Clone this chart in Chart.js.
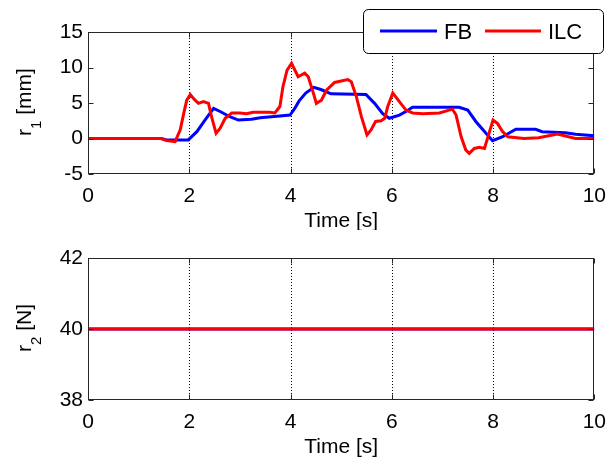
<!DOCTYPE html>
<html><head><meta charset="utf-8">
<script src="https://cdn.jsdelivr.net/npm/chart.js@4"></script>
<style>
html,body{margin:0;padding:0;background:#fff;overflow:hidden}
#wrap{position:relative;width:616px;height:458px;background:#fff}
canvas{position:absolute;left:0}
</style></head><body>
<div id="wrap">
<canvas id="c1" width="616" height="230" style="top:0"></canvas>
<canvas id="c2" width="616" height="228" style="top:230px"></canvas>
</div>
<script>
// ---- data ----
const fbTime = [0,1.45,1.55,1.98,2.15,2.31,2.48,2.61,2.8,2.97,3.23,3.4,3.79,3.99,4.08,4.17,4.3,4.46,4.6,4.8,5.49,5.66,5.82,5.95,6.15,6.28,6.41,7.33,7.5,7.66,7.86,7.99,8.19,8.45,8.84,8.97,9.43,9.63,10];
const fbR1   = [0,0,-0.2,-0.2,0.96,2.6,4.25,3.8,3.07,2.6,2.7,2.93,3.17,3.3,4.2,5.3,6.4,7.2,6.9,6.3,6.2,4.95,3.5,2.85,3.3,3.8,4.4,4.4,4.0,2.4,0.73,-0.3,0.25,1.3,1.3,0.96,0.82,0.6,0.4];
const ilcTime = [0,1.45,1.55,1.72,1.82,1.89,1.95,2.02,2.1,2.18,2.28,2.38,2.44,2.53,2.61,2.71,2.84,3.0,3.13,3.26,3.59,3.69,3.79,3.85,3.93,4.02,4.15,4.28,4.35,4.45,4.51,4.61,4.71,4.87,5.13,5.2,5.3,5.4,5.51,5.59,5.68,5.79,5.86,5.92,6.02,6.15,6.28,6.41,6.61,6.94,7.13,7.2,7.27,7.37,7.46,7.53,7.63,7.73,7.83,7.92,8.0,8.09,8.19,8.29,8.61,8.9,9.1,9.27,9.43,9.63,10];
const ilcR1   = [0,0,-0.3,-0.45,1.2,3.5,5.4,6.2,5.5,4.95,5.2,4.95,3.07,0.73,1.44,2.85,3.6,3.6,3.5,3.7,3.7,3.6,4.5,7.3,9.6,10.6,8.7,9.2,8.7,6.4,4.95,5.4,6.8,7.9,8.3,8.0,5.9,3.07,0.5,1.2,2.4,2.5,2.85,4.5,6.4,5.2,4.0,3.6,3.5,3.6,4.0,4.1,3.3,0.25,-1.6,-2.1,-1.4,-1.25,-1.4,0.73,2.6,2.1,0.96,0.25,0.0,0.1,0.4,0.63,0.35,0.0,0.0];
const r2Time = [0,10];
const fbR2   = [40,40];
const ilcR2  = [40,40];
const xTicks  = [0,2,4,6,8,10];
const r1Ticks = [-5,0,5,10,15];
const r2Ticks = [38,40,42];
const seriesNames  = ['FB','ILC'];
const seriesColors = ['#0000ff','#ff0000'];
const xTitle = 'Time [s]';

const FONT = '"Liberation Sans", Arial, sans-serif';
function pts(t, v){ return t.map((x,i)=>({x:x, y:v[i]})); }

const framePlugin = {
  id:'frame',
  beforeDatasetsDraw(chart){
    const ctx = chart.ctx, a = chart.chartArea, xs = chart.scales.x;
    ctx.save();
    ctx.strokeStyle = '#000'; ctx.lineWidth = 1; ctx.setLineDash([1,2]);
    xTicks.forEach(v=>{
      if (v===xs.min || v===xs.max) return;
      const px = Math.round(xs.getPixelForValue(v)) + 0.5;
      ctx.beginPath(); ctx.moveTo(px, a.top); ctx.lineTo(px, a.bottom); ctx.stroke();
    });
    ctx.restore();
  },
  afterDatasetsDraw(chart, args, o){
    const ctx = chart.ctx, a = chart.chartArea, xs = chart.scales.x, ys = chart.scales.y;
    const L = Math.round(a.left)+0.5, R = Math.round(a.right)-0.5, T = Math.round(a.top)+0.5, B = Math.round(a.bottom)-0.5;
    ctx.save();
    ctx.strokeStyle = '#262626'; ctx.lineWidth = 1; ctx.setLineDash([]);
    ctx.strokeRect(L, T, R-L, B-T);
    const tl = 5;
    ctx.beginPath();
    xTicks.forEach(v=>{
      const px = Math.round(xs.getPixelForValue(v)) + 0.5;
      ctx.moveTo(px, B); ctx.lineTo(px, B-tl);
      ctx.moveTo(px, T); ctx.lineTo(px, T+tl);
    });
    o.yTicks.forEach(v=>{
      const py = Math.round(ys.getPixelForValue(v)) + 0.5;
      ctx.moveTo(L, py); ctx.lineTo(L+tl, py);
      ctx.moveTo(R, py); ctx.lineTo(R-tl, py);
    });
    ctx.stroke();
    // x title
    ctx.fillStyle = '#000';
    ctx.font = '21px ' + FONT;
    ctx.textAlign = 'center'; ctx.textBaseline = 'alphabetic';
    ctx.fillText(xTitle, (a.left+a.right)/2, a.bottom + 53);
    // y title with subscript
    const mainF = '21px ' + FONT, subF = '15px ' + FONT;
    ctx.font = mainF; const w1 = ctx.measureText(o.yMain).width; const w3 = ctx.measureText(o.yUnit).width;
    ctx.font = subF; const w2 = ctx.measureText(o.ySub).width;
    const total = w1 + w2 + w3;
    ctx.translate(31, (a.top+a.bottom)/2 - 1);
    ctx.rotate(-Math.PI/2);
    ctx.textAlign = 'left';
    let sx = -total/2;
    ctx.font = mainF; ctx.fillText(o.yMain, sx, 0); sx += w1;
    ctx.font = subF; ctx.fillText(o.ySub, sx, 10); sx += w2;
    ctx.font = mainF; ctx.fillText(o.yUnit, sx, 0);
    ctx.restore();
    if (o.legend) {
      ctx.save();
      const bx = 363.5, by = 9.5, bw = 240, bh = 44, r = 5;
      ctx.beginPath();
      ctx.moveTo(bx+r, by); ctx.lineTo(bx+bw-r, by); ctx.arcTo(bx+bw, by, bx+bw, by+r, r);
      ctx.lineTo(bx+bw, by+bh-r); ctx.arcTo(bx+bw, by+bh, bx+bw-r, by+bh, r);
      ctx.lineTo(bx+r, by+bh); ctx.arcTo(bx, by+bh, bx, by+bh-r, r);
      ctx.lineTo(bx, by+r); ctx.arcTo(bx, by, bx+r, by, r); ctx.closePath();
      ctx.fillStyle = '#fff'; ctx.fill();
      ctx.strokeStyle = '#000'; ctx.lineWidth = 1; ctx.stroke();
      const items = [[380,437,444],[485,541,548]];
      ctx.font = '22px ' + FONT; ctx.textAlign='left'; ctx.textBaseline='alphabetic';
      seriesNames.forEach((n,i)=>{
        ctx.strokeStyle = seriesColors[i]; ctx.lineWidth = 3;
        ctx.beginPath(); ctx.moveTo(items[i][0], 31); ctx.lineTo(items[i][1], 31); ctx.stroke();
        ctx.fillStyle = '#000'; ctx.fillText(n, items[i][2], 38.5);
      });
      ctx.restore();
    }
  }
};

function makeChart(id, fT, fV, iT, iV, yTicks, yMin, yMax, yMain, ySub, yUnit, legend, padTop, xAxisH){
  return new Chart(document.getElementById(id), {
    type:'line',
    data:{datasets:[
      {label:seriesNames[0], data:pts(fT,fV), borderColor:seriesColors[0], borderWidth:3, pointRadius:0, tension:0, fill:false, order:1},
      {label:seriesNames[1], data:pts(iT,iV), borderColor:seriesColors[1], borderWidth:3, pointRadius:0, tension:0, fill:false, order:0}
    ]},
    options:{
      responsive:false, animation:false, devicePixelRatio:1,
      layout:{padding:{left:0,right:20,top:padTop,bottom:0}},
      plugins:{legend:{display:false}, tooltip:{enabled:false},
        frame:{yTicks:yTicks, yMain:yMain, ySub:ySub, yUnit:yUnit, legend:legend}},
      scales:{
        x:{type:'linear', min:0, max:10,
          afterBuildTicks:s=>{ s.ticks = xTicks.map(v=>({value:v})); },
          afterFit:s=>{ s.height = xAxisH; },
          grid:{display:false, drawTicks:false}, border:{display:false},
          ticks:{color:'#000', font:{family:FONT,size:21}, padding:10, maxRotation:0, autoSkip:false}},
        y:{type:'linear', min:yMin, max:yMax,
          afterBuildTicks:s=>{ s.ticks = yTicks.map(v=>({value:v})); },
          afterFit:s=>{ s.width = 88; },
          grid:{display:false, drawTicks:false}, border:{display:false},
          ticks:{color:'#000', font:{family:FONT,size:21}, padding:5, autoSkip:false}}
      }
    },
    plugins:[framePlugin]
  });
}

makeChart('c1', fbTime, fbR1, ilcTime, ilcR1, r1Ticks, -5, 15, 'r', '1', ' [mm]', true, 32, 56);
makeChart('c2', r2Time, fbR2, r2Time, ilcR2, r2Ticks, 38, 42, 'r', '2', ' [N]', false, 28, 58);
</script>
</body></html>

§

Task objective
Omitting all pictures, restate exactly the lines of the material from its start through the line that contains "const xTitle = 'Time [s]';".

Solution to this problem
Clone this chart in Chart.js.
<!DOCTYPE html>
<html><head><meta charset="utf-8">
<script src="https://cdn.jsdelivr.net/npm/chart.js@4"></script>
<style>
html,body{margin:0;padding:0;background:#fff;overflow:hidden}
#wrap{position:relative;width:616px;height:458px;background:#fff}
canvas{position:absolute;left:0}
</style></head><body>
<div id="wrap">
<canvas id="c1" width="616" height="230" style="top:0"></canvas>
<canvas id="c2" width="616" height="228" style="top:230px"></canvas>
</div>
<script>
// ---- data ----
const fbTime = [0,1.45,1.55,1.98,2.15,2.31,2.48,2.61,2.8,2.97,3.23,3.4,3.79,3.99,4.08,4.17,4.3,4.46,4.6,4.8,5.49,5.66,5.82,5.95,6.15,6.28,6.41,7.33,7.5,7.66,7.86,7.99,8.19,8.45,8.84,8.97,9.43,9.63,10];
const fbR1   = [0,0,-0.2,-0.2,0.96,2.6,4.25,3.8,3.07,2.6,2.7,2.93,3.17,3.3,4.2,5.3,6.4,7.2,6.9,6.3,6.2,4.95,3.5,2.85,3.3,3.8,4.4,4.4,4.0,2.4,0.73,-0.3,0.25,1.3,1.3,0.96,0.82,0.6,0.4];
const ilcTime = [0,1.45,1.55,1.72,1.82,1.89,1.95,2.02,2.1,2.18,2.28,2.38,2.44,2.53,2.61,2.71,2.84,3.0,3.13,3.26,3.59,3.69,3.79,3.85,3.93,4.02,4.15,4.28,4.35,4.45,4.51,4.61,4.71,4.87,5.13,5.2,5.3,5.4,5.51,5.59,5.68,5.79,5.86,5.92,6.02,6.15,6.28,6.41,6.61,6.94,7.13,7.2,7.27,7.37,7.46,7.53,7.63,7.73,7.83,7.92,8.0,8.09,8.19,8.29,8.61,8.9,9.1,9.27,9.43,9.63,10];
const ilcR1   = [0,0,-0.3,-0.45,1.2,3.5,5.4,6.2,5.5,4.95,5.2,4.95,3.07,0.73,1.44,2.85,3.6,3.6,3.5,3.7,3.7,3.6,4.5,7.3,9.6,10.6,8.7,9.2,8.7,6.4,4.95,5.4,6.8,7.9,8.3,8.0,5.9,3.07,0.5,1.2,2.4,2.5,2.85,4.5,6.4,5.2,4.0,3.6,3.5,3.6,4.0,4.1,3.3,0.25,-1.6,-2.1,-1.4,-1.25,-1.4,0.73,2.6,2.1,0.96,0.25,0.0,0.1,0.4,0.63,0.35,0.0,0.0];
const r2Time = [0,10];
const fbR2   = [40,40];
const ilcR2  = [40,40];
const xTicks  = [0,2,4,6,8,10];
const r1Ticks = [-5,0,5,10,15];
const r2Ticks = [38,40,42];
const seriesNames  = ['FB','ILC'];
const seriesColors = ['#0000ff','#ff0000'];
const xTitle = 'Time [s]';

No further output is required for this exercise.